Desde aquella noche, los dos amigos empezaron a almorzar juntos todos los sábados, salvo cuando alguno de los dos viajaba. El que todavía persiste en este mundo subraya que “a veces los almuerzos eran literarios, y otras veces eran ‘paraliterarios’. Jugábamos, por ejemplo, a ver quién se acordaba de los peores poemas que había leído”. En uno de esos encuentros tuvieron el siguiente diálogo:
–Borges, a ver qué le parece esto: “unos mágicos números/ y luego la delicia/ de una voz en la mano/ como flor recién cortada/y esa voz al instante/recoge la esperada/ sensación de silencio/que misterio y caricia/...”.
–Efectivamente, Della Paolera, ha dicho usted versos realmente horribles, ¿quién es el autor?
–Enrique Larreta...
–Previsiblemente. ¿Cómo se llama la obra?
–Telefonías.
–Podría haberse llamado “Reparaciones”, ¿no?...
Cuando “Georgie” se hizo cargo de la dirección de la Biblioteca Nacional, el entrevistado tuvo oportunidad de viajar a Alemania para conocer distintas bibliotecas públicas y universitarias.
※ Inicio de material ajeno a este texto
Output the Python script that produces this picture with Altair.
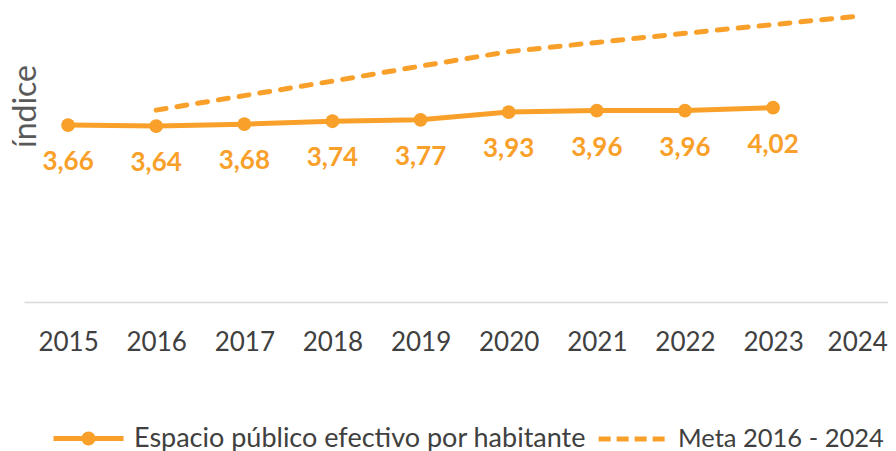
import altair as alt
import pandas as pd

# ---- data ----
years = [2015, 2016, 2017, 2018, 2019, 2020, 2021, 2022, 2023]
valores = [3.66, 3.64, 3.68, 3.74, 3.77, 3.93, 3.96, 3.96, 4.02]
meta_years = [2016, 2017, 2018, 2019, 2020, 2021, 2022, 2023, 2024]
meta_vals = [3.97, 4.27, 4.57, 4.88, 5.18, 5.37, 5.56, 5.74, 5.92]
tick_years = [2015, 2016, 2017, 2018, 2019, 2020, 2021, 2022, 2023, 2024]
serie1 = "Espacio público efectivo por habitante"
serie2 = "Meta 2016 - 2024"

ORANGE = "#F9A02A"
TEXT = "#404040"

df1 = pd.DataFrame({"anio": years, "valor": valores, "serie": serie1})
df1["etiqueta"] = [f"{v:.2f}".replace(".", ",") for v in valores]
df2 = pd.DataFrame({"anio": meta_years, "valor": meta_vals, "serie": serie2})

xscale = alt.Scale(domain=[2014.5, 2024.304], nice=False, zero=False)
yscale = alt.Scale(domain=[0, 6], nice=False, zero=True)
xaxis = alt.Axis(values=tick_years, format="d", title=None, grid=False, ticks=False,
                 domain=True, domainColor="#D9D9D9", domainWidth=1.5,
                 labelFont="Lato", labelFontSize=26, labelColor=TEXT,
                 labelPadding=27, labelFlush=False, labelOverlap=False,
                 labelOffset={"condition": {"test": "datum.value == 2024", "value": -4}, "value": 0})
yaxis = alt.Axis(title="índice", labels=False, ticks=False, domain=False, grid=False,
                 titleX=11, titleY=94, titleAngle=270, titleBaseline="alphabetic",
                 titleAlign="center", titleFont="Lato", titleFontSize=32,
                 titleFontWeight="normal", titleColor="#595959")

X = alt.X("anio:Q", scale=xscale, axis=xaxis)
Y = alt.Y("valor:Q", scale=yscale, axis=yaxis)

dot_path = ("M-1,0L1,0"
            "M0.13,0A0.13,0.13,0,1,1,-0.13,0A0.13,0.13,0,1,1,0.13,0"
            "M0.035,0A0.035,0.035,0,1,1,-0.035,0A0.035,0.035,0,1,1,0.035,0")

legend1 = alt.Legend(title=None, orient="none", legendX=27, legendY=389,
                     symbolType=dot_path, symbolSize=4900, symbolStrokeWidth=5,
                     labelFont="Lato", labelFontSize=27, labelColor=TEXT,
                     labelOffset=8, labelLimit=0, padding=0)
legend2 = alt.Legend(title=None, orient="none", legendX=572, legendY=389,
                     symbolType="stroke", symbolSize=5000, symbolStrokeWidth=5,
                     symbolDash=[12, 6],
                     labelFont="Lato", labelFontSize=25.5, labelColor=TEXT,
                     labelOffset=6, labelLimit=0, padding=0)

line1 = alt.Chart(df1).mark_line(strokeWidth=5).encode(
    x=X, y=Y,
    color=alt.Color("serie:N", scale=alt.Scale(domain=[serie1], range=[ORANGE]), legend=legend1),
)
points1 = alt.Chart(df1).mark_circle(size=190, opacity=1, color=ORANGE).encode(x=X, y=Y)
labels1 = alt.Chart(df1).mark_text(dy=37, baseline="middle", font="Lato", fontSize=26,
                                   fontWeight="bold", color=ORANGE).encode(
    x=X, y=Y, text="etiqueta:N")
meta = alt.Chart(df2).mark_line(strokeWidth=5, strokeDash=[10, 11], strokeCap="round").encode(
    x=X, y=Y,
    color=alt.Color("serie:N", scale=alt.Scale(domain=[serie2], range=[ORANGE]), legend=legend2),
)

chart = alt.layer(meta, line1, points1, labels1).resolve_scale(
    color="independent"
).resolve_legend(color="independent").properties(
    width=864, height=290,
    autosize=alt.AutoSizeParams(type="none"),
    padding={"left": 16, "top": 4, "right": 0, "bottom": 149},
).configure_view(stroke=None)

chart.save("out.html", embed_options={"renderer": "svg", "actions": False})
Al llegar a Friburgo preguntó por Heidegger, pero nadie pudo gestionarle una entrevista con el filósofo, que tenía una proverbial reticencia a ciertos encuentros. “Entonces me fui hasta la puerta de la casa con una chica que estudiaba allá, para que me sirviera de intérprete. Toqué el timbre y nos abrió la señora de Heidegger. Esperamos. Después bajó él y al rato nos habíamos bajado dos botellas y media de vino. El estaba encantado con la chica... era un tremendo mujeriego. Tengo fotos de esa tarde. Estamos todos al lado de las pruebas de imprenta de los famosos dos tomos sobre Nietzsche, que Heidegger estaba terminando.”
Los dos litros de vino blanco le dieron tiempo a Heidegger para recordar a varios pensadores hispanoamericanos. “Se acordaba del filósofo argentino Carlos Astrada y de un montón más. En un momento dijo que le parecía interesante el sentido de la muerte en la poesía española. Salió disparado como loco hacia una habitación que estaba arriba, y trajo las obras completas de García Lorca, a quien había conocido por Ortega y Gasset. Porque no sé si sabe que Ortega, Heidegger y otros filósofos se reunían a intercambiar opiniones periódicamente, en un sanatorio... Después le envié a Heidegger la entrevista que publiqué en La Nación y él, amablemente, me respondió al poco tiempo.”
Las aventuras podrían seguir hasta cualquier hora, sin que el tiempo haga mella en la confección perfeccionista de cada frase que usa Della Paolera. De la biblioteca que hay detrás del memorioso van surgiendo discos, libros o recortes de diario. Aparece de pronto un artículo del domingo 25 de abril de 1965, donde puede leerse acerca de la presentación de un disco de Piazzolla y Borges, en el que ambos le agradecen a su “amigo común” –Félix– el haberlos presentado. La palabra sigue remontándose hacia uno u otro asunto y aclara, cerca del final, que “en el fondo, los itinerarios que uno hace por la literatura pertenecen al orden de lo secreto”. ¿Cuál es el sentido colectivo de la literatura, entonces? “Cuando yo era chico, pensaba que me iba a gustar escribir, para darles a los demás el placer que yo sentía cuando leía, pongamos, a Julio Verne. Me parece que si la literatura puede producir en alguien ese deseo generoso, ya está justificada”, asegura el hombre.
Afuera cae la noche. La despedida deja la sensación de estar despertando de un sueño. Cuando todo empieza a acomodarse, la puerta del departamento que hasta hace un minuto estaba lleno de sonido se cierra e inaugura el silencio, no sin antes sonar exactamente igual que un pasadizo.